One of the questions posed by tech industry insiders for the past few years is whether AI will have a “fast” or a “slow” takeoff. A fast takeoff means that AI itself becomes smart enough to accelerate its own development, and that feedback loop goes very quickly. It’s not an unreasonable concern - we’d like to keep control of our technologies, and we don’t always fully manage that even with non-self-improving ones!
It’s a tough thing to debate, since we can’t prove the negative (it won’t happen), and if the positive does happen, it won’t matter (because it’ll take off). But lately, it occurs to me that there might be a few things we could watch for that would be early indicators. And unless I’m wrong, I don’t think we are seeing either of them yet.
The first would be what I call “fast takeoff teams”. This is a team that is using AI based tooling in a compounding manner, or recursively. There are plenty of teams who are getting good acceleration in a linear way, where the “constant factor” of improvement is very high - they can do something in 10% of the time, say.
But geometric or exponential acceleration is different. It would look like “we built this tool that lets us get 2x as much done. Then we used the tool to build another tool that would have been hard to build, and that lets us get 4x done. That tool is so capable that it let us build this really hard tool we thought was impossible, and that lets us get 8x done. Now that tool is working on another one that we barely understand that we think will let us get 16x done…” That’s compounding, using the tools to build an ever-taller stack of ever faster tools.
It could be we are seeing this, and the exponent is more like 1.1 or even 1.05 instead of 2, so it’s not showing up quickly, yet. But I don’t hear much like this from teams - possibly some of the code generation teams are getting there.
The other indication we would see of a fast takeoff would be the training curve bending. The curves are very stable, and logarithmic - each step is 2x more expensive1, but intelligence (for some definition, see below), is increasing. Unless there is some unexpected breakthrough (possible, but again, impossible to prove or predict by definition), we should see that relationship begin to bend if the models are making significant progress towards making themselves smarter, or cheaper at the same level. As far as I know, we aren’t seeing that yet either (I could be wrong with both of these - I don’t exhaustively research the field).
There are lots of reasons this might or might not be true. Some of them are practical - models need to live in the real world enough to have real impact, and maybe we just haven’t connected all the plumbing yet, for example.
One thing that intrigues me though, is that we use words like “intelligence”, and “reason” as though they were well defined. Are they? Certainly, there are things we can build that are really “intelligent”, more than we are, in some domains - the trivial example is always the calculator, but almost any definition of intelligence has trouble excluding most software. That’s why you have to modify it with something like “General” when we talk about AGI.
The models we build are some kind of intelligence, just like all software is, at least in the sense of “can do useful things with information”. These are broader in some ways, and sometimes that breadth fools people into thinking they’re broader still.

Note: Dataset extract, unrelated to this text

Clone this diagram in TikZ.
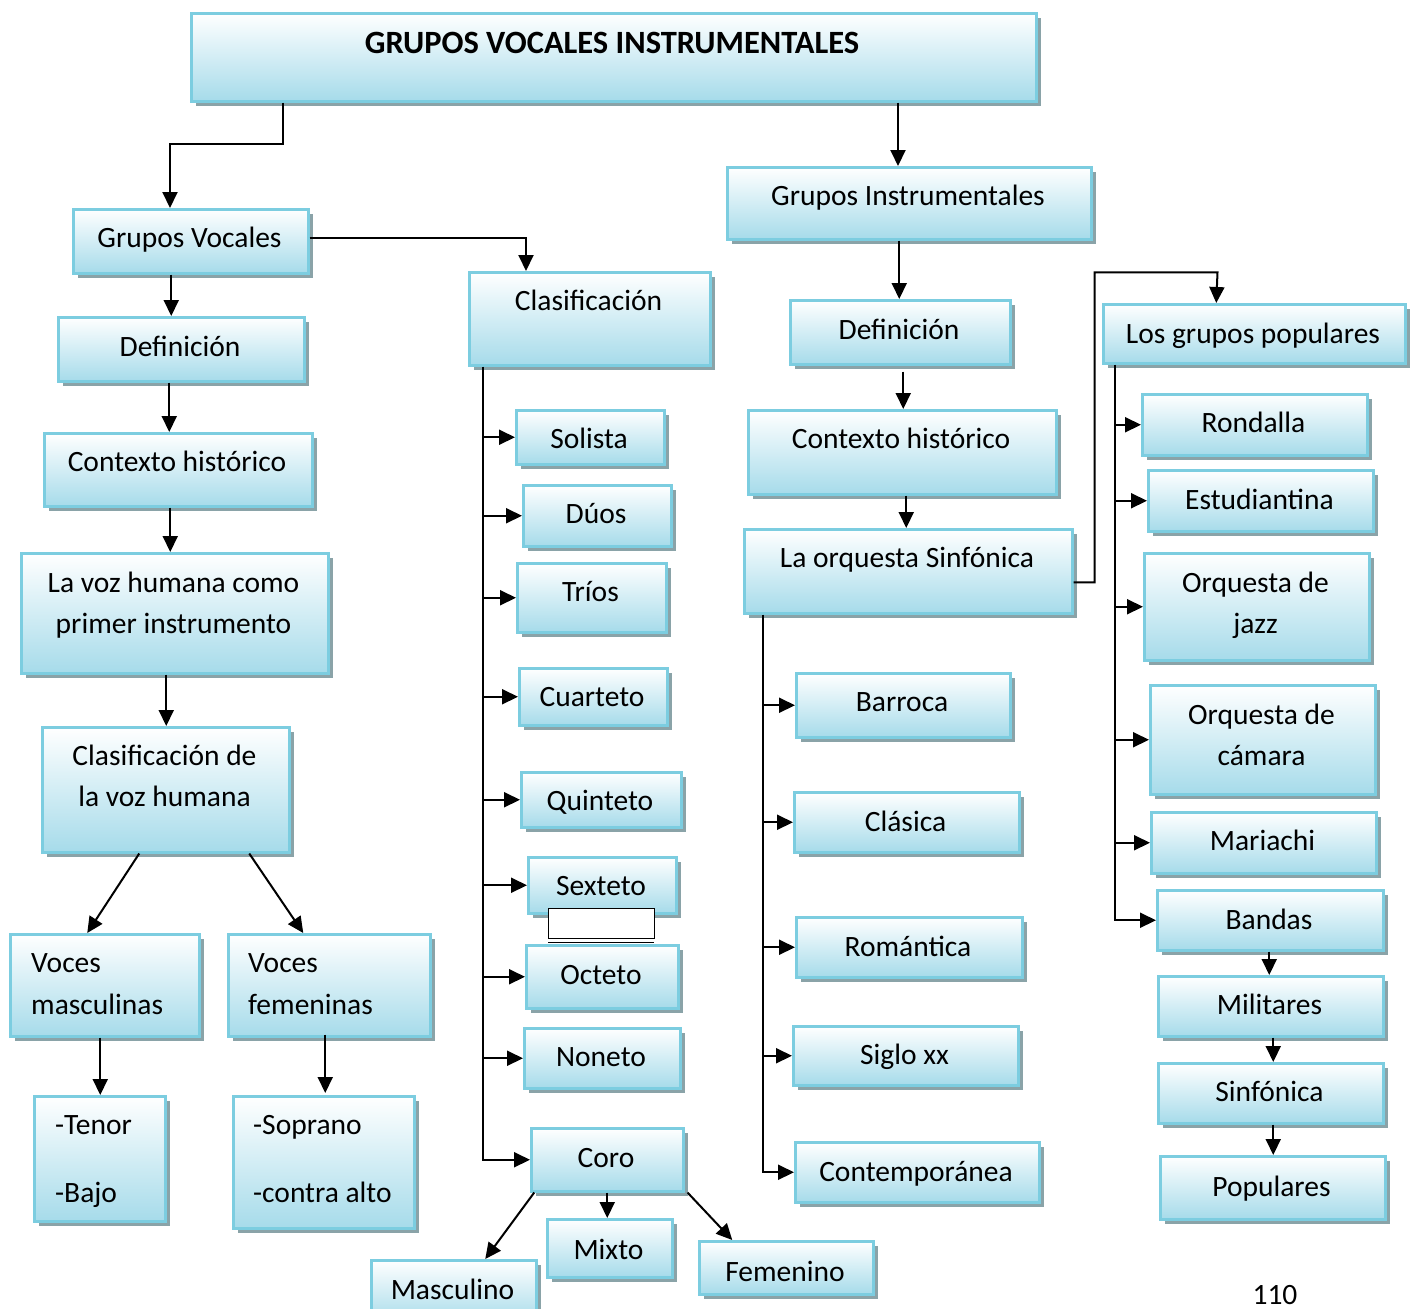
\documentclass[tikz,border=0pt]{standalone}
\usepackage{fontspec}
\setmainfont{Carlito}
\usetikzlibrary{arrows.meta,shadows}
\definecolor{bordc}{HTML}{7CCDE0}
\definecolor{fillc}{HTML}{A6DBEA}
\definecolor{shadc}{HTML}{8AA3A8}
\tikzset{
  bxs/.style={draw=bordc, line width=2.5pt, top color=white, bottom color=fillc, inner sep=0pt,
    anchor=north west, drop shadow={shadow xshift=5pt, shadow yshift=-5pt, fill=shadc, opacity=1}},
  tx/.style={font=\fontsize{29.5}{35}\selectfont, anchor=base, inner sep=0pt},
  txl/.style={tx, anchor=base west},
  ar/.style={draw, line width=2pt, -{Triangle[length=16pt,width=15pt]}},
  ln/.style={draw, line width=2pt}
}
% name, x1, y1, x2, y2
\newcommand\bx[5]{\node[bxs, minimum width={#4-#2}, minimum height={#5-#3}] (#1) at (#2,#3) {};}
\begin{document}
\begin{tikzpicture}[x=1pt,y=-1pt]
\useasboundingbox (0,0) rectangle (1414,1309);
\clip (0,0) rectangle (1414,1309);

% ---------- boxes ----------
\bx{title}{190}{12}{1035}{100}
\node[tx, font=\fontsize{32.5}{38}\selectfont\bfseries] (ttitle) at (612,53) {GRUPOS VOCALES INSTRUMENTALES};

\bx{GV}{72}{208}{307}{272}
\node[tx] (tGV) at (189.5,247) {Grupos Vocales};
\bx{defL}{57}{316}{303}{380}
\node[tx] (tdefL) at (180,356) {Definición};
\bx{ctxL}{43}{432}{311}{505}
\node[tx] (tctxL) at (177,471) {Contexto histórico};
\bx{voz}{20}{552}{327}{672}
\node[tx] (tvoz1) at (173.5,592) {La voz humana como};
\node[tx] (tvoz2) at (173.5,633) {primer instrumento};
\bx{clv}{41}{726}{288}{851}
\node[tx] (tclv1) at (164.5,765) {Clasificación de};
\node[tx] (tclv2) at (164.5,806) {la voz humana};
\bx{vm}{9}{933}{198}{1035}
\node[txl] (tvm1) at (31,972) {Voces};
\node[txl] (tvm2) at (31,1014) {masculinas};
\bx{vf}{227}{933}{429}{1035}
\node[txl] (tvf1) at (248,972) {Voces};
\node[txl] (tvf2) at (248,1014) {femeninas};
\bx{ten}{33}{1095}{164}{1220}
\node[txl] (tten1) at (55,1134) {-Tenor};
\node[txl] (tten2) at (55,1202) {-Bajo};
\bx{sop}{232}{1095}{413}{1227}
\node[txl] (tsop1) at (253,1134) {-Soprano};
\node[txl] (tsop2) at (253,1202) {-contra alto};

\bx{clas}{468}{271}{709}{364}
\node[tx] (tclas) at (588.5,310) {Clasificación};
\bx{sol}{515}{409}{663}{463}
\node[tx] (tsol) at (589,448) {Solista};
\bx{duo}{522}{484}{670}{545}
\node[tx] (tduo) at (596,523) {Dúos};
\bx{tri}{516}{562}{665}{631}
\node[tx] (ttri) at (590.5,601) {Tríos};
\bx{cua}{518}{667}{666}{724}
\node[tx] (tcua) at (592,706) {Cuarteto};
\bx{qui}{520}{771}{680}{826}
\node[tx] (tqui) at (600,810) {Quinteto};
\bx{sex}{527}{856}{675}{912}
\node[tx] (tsex) at (601,895) {Sexteto};
\node[draw, line width=1.2pt, fill=white, minimum width=106pt, minimum height=30pt, inner sep=0pt, anchor=north west] (blank) at (548,908) {};
\draw[line width=1.2pt] (blank.south west) ++(0,3) -- ++(106,0);
\bx{oct}{525}{944}{677}{1007}
\node[tx] (toct) at (601,984) {Octeto};
\bx{non}{523}{1027}{679}{1087}
\node[tx] (tnon) at (601,1066) {Noneto};
\bx{coro}{530}{1127}{682}{1190}
\node[tx] (tcoro) at (606,1167) {Coro};
\bx{masc}{370}{1259}{535}{1322}
\node[tx] (tmasc) at (452.5,1299) {Masculino};
\bx{mix}{546}{1218}{671}{1276}
\node[tx] (tmix) at (608.5,1259) {Mixto};
\bx{fem}{698}{1240}{872}{1293}
\node[tx] (tfem) at (785,1281) {Femenino};

\bx{GI}{726}{166}{1090}{238}
\node[tx] (tGI) at (908,205) {Grupos Instrumentales};
\bx{defM}{789}{299}{1009}{363}
\node[tx] (tdefM) at (899,339) {Definición};
\bx{ctxM}{747}{409}{1055}{493}
\node[tx] (tctxM) at (901,448) {Contexto histórico};
\bx{orq}{743}{528}{1071}{612}
\node[tx] (torq) at (907,567) {La orquesta Sinfónica};
\bx{bar}{795}{672}{1009}{736}
\node[tx] (tbar) at (902,711) {Barroca};
\bx{cla}{793}{791}{1018}{851}
\node[tx] (tcla) at (905.5,831) {Clásica};
\bx{rom}{795}{916}{1021}{976}
\node[tx] (trom) at (908,956) {Romántica};
\bx{sig}{792}{1025}{1017}{1084}
\node[tx] (tsig) at (904.5,1064) {Siglo xx};
\bx{con}{794}{1141}{1038}{1201}
\node[tx] (tcon) at (916,1181) {Contemporánea};

\bx{pop}{1102}{303}{1404}{362}
\node[tx] (tpop) at (1253,343) {Los grupos populares};
\bx{ron}{1141}{393}{1366}{454}
\node[tx] (tron) at (1253.5,432) {Rondalla};
\bx{est}{1147}{469}{1372}{530}
\node[tx] (test) at (1259.5,509) {Estudiantina};
\bx{jaz}{1143}{552}{1368}{659}
\node[tx] (tjaz1) at (1255.5,592) {Orquesta de};
\node[tx] (tjaz2) at (1255.5,633) {jazz};
\bx{cam}{1149}{684}{1374}{793}
\node[tx] (tcam1) at (1261.5,724) {Orquesta de};
\node[tx] (tcam2) at (1261.5,765) {cámara};
\bx{mar}{1150}{811}{1375}{872}
\node[tx] (tmar) at (1262.5,850) {Mariachi};
\bx{ban}{1156}{889}{1382}{949}
\node[tx] (tban) at (1269,929) {Bandas};
\bx{mil}{1157}{975}{1382}{1035}
\node[tx] (tmil) at (1269.5,1014) {Militares};
\bx{sin}{1157}{1062}{1382}{1122}
\node[tx] (tsin) at (1269.5,1101) {Sinfónica};
\bx{popu}{1159}{1155}{1384}{1218}
\node[tx] (tpopu) at (1271.5,1196) {Populares};

\node[tx] (page) at (1275,1304) {110};

% ---------- connectors ----------
\draw[ar] ([xshift=93pt]title.south west) |- ([xshift=98pt,yshift=64pt]GV.north west) -- ([xshift=98pt]GV.north west);
\draw[ar] ([xshift=708pt]title.south west) -- ([xshift=172pt]GI.north west);
\draw[ar] ([yshift=3pt]GV.east) -| ([xshift=58pt]clas.north west);

\draw[ar] ([xshift=-19.5pt]GV.south) -- ([xshift=-10pt]defL.north);
\draw[ar] ([xshift=-12pt]defL.south) -- ([xshift=-9pt]ctxL.north);
\draw[ar] ([xshift=-8pt]ctxL.south) -- ([xshift=-4.5pt]voz.north);
\draw[ar] ([xshift=-8.5pt]voz.south) -- ([xshift=0.5pt]clv.north);
\draw[ar] ([xshift=-26.5pt]clv.south) -- ([xshift=-17.5pt]vm.north);
\draw[ar] ([xshift=83.5pt]clv.south) -- ([xshift=-26pt]vf.north);
\draw[ar] ([xshift=-4.5pt]vm.south) -- ([xshift=0.5pt]ten.north);
\draw[ar] ([xshift=-4pt,yshift=3pt]vf.south) -- ([xshift=1.5pt,yshift=2pt]sop.north);

% Clasificacion trunk
\coordinate (ctr) at ([xshift=15pt]clas.south west);
\draw[ar] (ctr) |- (coro.west);
\foreach \b in {sol,duo,tri,cua,qui,sex,oct,non}{
  \draw[ar] (\b.west -| ctr) -- (\b.west);
}
\draw[ar] ([xshift=-73pt]coro.south) -- ([xshift=31.5pt]masc.north);
\draw[ar] (coro.south) -- ([xshift=-2.5pt]mix.north);
\draw[ar] ([xshift=3pt]coro.south east) -- ([xshift=-54pt]fem.north);

% Instrumentales
\draw[ar] ([xshift=-10pt]GI.south) -- ([xshift=-1pt]defM.north);
\draw[ar] ([xshift=3pt,yshift=-6pt]defM.south) -- ([xshift=1pt]ctxM.north);
\draw[ar] ([xshift=4pt]ctxM.south) -- ([xshift=-2pt]orq.north);
\coordinate (otr) at ([xshift=20pt]orq.south west);
\draw[ar] (otr) |- (con.west);
\foreach \b in {bar,cla,rom,sig}{
  \draw[ar] (\b.west -| otr) -- (\b.west);
}
\draw[ar] ([yshift=-11pt]orq.east) -- ++(21,0) -- ++(0,-310) -- ++(123,0) -- ([xshift=-38pt]pop.north);

% Populares trunk
\coordinate (ptr) at ([xshift=13pt]pop.south west);
\draw[ar] (ptr) |- (ban.west);
\foreach \b in {ron,est,jaz,cam,mar}{
  \draw[ar] (\b.west -| ptr) -- (\b.west);
}
\draw[ar] ([xshift=-1pt]ban.south) -- ([xshift=-1.5pt]mil.north);
\draw[ar] ([xshift=2.5pt]mil.south) -- ([xshift=2.5pt]sin.north);
\draw[ar] ([xshift=2.5pt]sin.south) -- ([xshift=0.5pt]popu.north);
\end{tikzpicture}
\end{document}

This is just an occupational hazard, just like we get emotionally involved with fictional characters on the screen and in books, we are experiencing the same confusion with these very powerful new tools.
It’s easy to look at what they can do, assume they can do all the rest of the things we can, and expect that they will be us, but faster and electric powered. And maybe they will, probably they will someday (the human brain uses roughly 20W of power, so there is clearly a long way to go, to improve on current LLMs). But right now, we don’t seem to be seeing the compounding we’d expect from a fast takeoff, and I suspect that’s because there are still some missing pieces (like iteration, experimentation, and more robust, continuously integrated and nonlinear memory).
If you want to understand this more, and see some graphs, Ethan Mollick has a good article on it: Scaling: The State of Play in AI - by Ethan Mollick
Thanks Sam, good thoughts. Regarding exponential teams -
a) AI and AI harnesses (e.g. coding agents) are not yet uniformly advanced for all stages of product development. Coding agents are only now becoming truly useful (probably last six months). Other agents (e.g. for Product requirements) are still in development.
b) Exponentials often look linear at first.
c) As a fact people are building AI-related tools with AI. Case in point - I built a Roo mode-builder with Roo.
d) Most organizations are not building AI, so can't be exponentially. There's evidence of continuously increasing speed at some of the frontier labs that are building the core models.
I think looking at the individual brain is the wrong benchmark. Humans succeed at the level of culture and civilization, these bootstrap our development from conception. I think AI gets subsumed into the infrastructure of our civilization as augments but don't achieve a stand-alone viability.